March 02, 2010

Take It As Red


Why Is There No Provision Made For Colourblind People?

[See the picture on the left? I can see nothing in it except dots!]

Seven percent of males are colour blind. One percent of males have deuteranopia, one form of colourblindness which affects the ability to distinguish between certain colour groups. I ‘suffer’ from it, and I have great trouble seeing the difference between orange/red/yellow/green/brown, between blue/violet, and very light colours, like light pink and light grey. I also cannot see small amounts of colour, like the full stop at the end of this sentence. I’ll assume it’s black, but I’ll have to take your word for it.

This is not a severe disability in any way. It’s not even a disability in the legal sense of the word. I don’t recall being given a free computer and two hundred quid a week, so it can’t be. My life, I suppose, functions as normal. But because I’m colourblind, I am excluded from being many things: a pilot, an electrician, a doctor/vet/nurse or anything in the medical profession, a painter and decorator. Any creative- or arts-related vocation would be difficult for me to do, especially something like professional design. I doubt the Armed Forces would be too chuffed at me shooting the green beret instead of the red one. However none of these things affect my daily routine – many people are excluded from certain professions for many differing reasons. However, there are some things that do affect how I get through my day as a colourblind person, and, frankly, I feel I, and the rest of the seven percent, could do with some help here.

One thing I always have trouble with when visiting London is the Tube Map. Long, very thin/small lines of very similar colours. Greens and browns, yellows and oranges, blues and purples. Imagine someone gave you the following instructions for getting across London on the tube…

”Choose the green line, or the brown line, until you reach either the blue line or the purple line, then, take either the pink or grey line until you reach the red or green line, and you’re there!"

You know where I’m going with this right? Unfortunately, anyone who is colourblind has great difficulty knowing where they are going if trying to follow the London Underground map. It needs an additional system, or an alternative map for the many millions of colourblind people who use it.
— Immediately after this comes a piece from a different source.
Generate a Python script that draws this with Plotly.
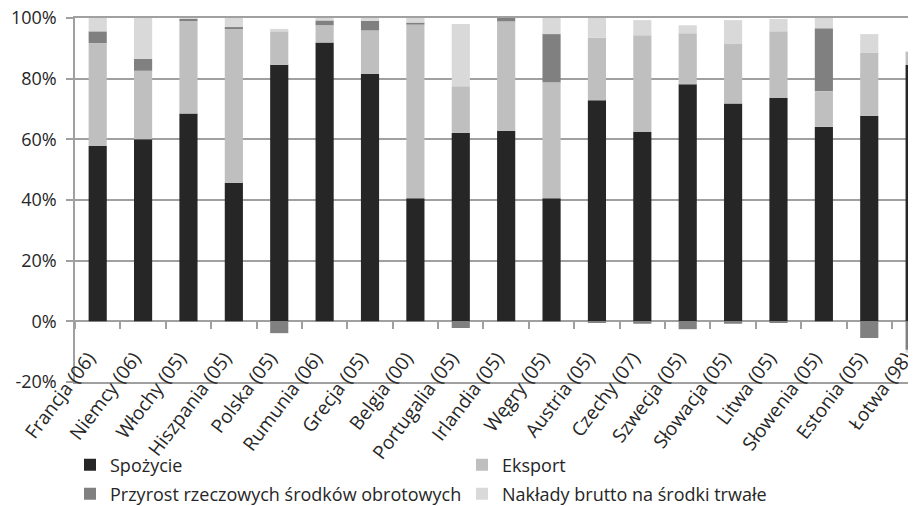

A system that doesn’t rely solely on colour for its clarity.

Here’s another scenario. A real one too.
“When the [very small] orange light has turned green, your cordless drill is fully charged”. Why couldn’t they have two separate lights? Why did they have to rely solely on colour when a percentage (around 7% of males) won’t be able to decipher it? Why, and this is a huge bugbear of mine, couldn’t they have additional text, under a second light that says ‘when this light is on your drill is fully charged’. (“Fully Charged” would no doubt suffice, or some other EASILY DECIPHERED abbreviation). I just leave my drill on overnight. I have no other choice. And why do manufacturers rely on lights anyway? Or just as bad, symbols? How many different symbols are there on electrical items? Go and look at you hair dryer, DVD player, or toaster. I guarantee they all have different symbols for similar things. Why can’t they just say on and off, in text? Why use a symbol? Why do different manufacturers use different symbols for the same thing? Worst of all, why do some manufacturers rely solely on colour to denote something is on/off/done/ready/overheating/malfunctioning when seven percent of males can’t see it? Is it because a small percentage of customers can’t read text? It’s a shame they didn’t offer colourblind people the same consideration. One percent of people can’t read or write, 3.5 percent of people (i.e. seven percent of males) can’t see colours properly. Someone in marketing is not analysing these statistics correctly!

What befuddles me the most is how the whole situation has gone on so long without anyone complaining about it. In an age where every hindrance, ‘challenge’, or disability has a long-winded name (you’re not crap at spelling, you’re dyslexic), a charity, and government department dedicated to easing the lives of its sufferers, colourblindess, it would seem, is attracting the attention of precisely and absolutely no-one.

I’m not going to compare the statistics of real disabilities, nor will I compare ways in which one disability is worse than another, that would possibly be hurtful to some, and in very bad taste, but what I can’t understand is why government bodies, when deciding and deliberating the design of an item that is going to be used every day by millions of people, like a tube map, chose to ignore the reading abilities of 7% of one half of the population?

Perhaps because no one who works in professional design is ever colourblind?

Whatever the reason, colourblindness is real, is a REAL hindrance, and it’s time something was done about it.

1 comment:

  1. Hey, I'm a graphic design student and I'm writing my dissertation about the impact a designer's colour choice can have on a colour blind person. I'm writing something about the tube map as well and that's how I found your blog :) Your posts are really inspiring and I would really like to use your tube map in my dissertation if you don't mind. It's just great, too bad tfl doesn't put something like that on their website.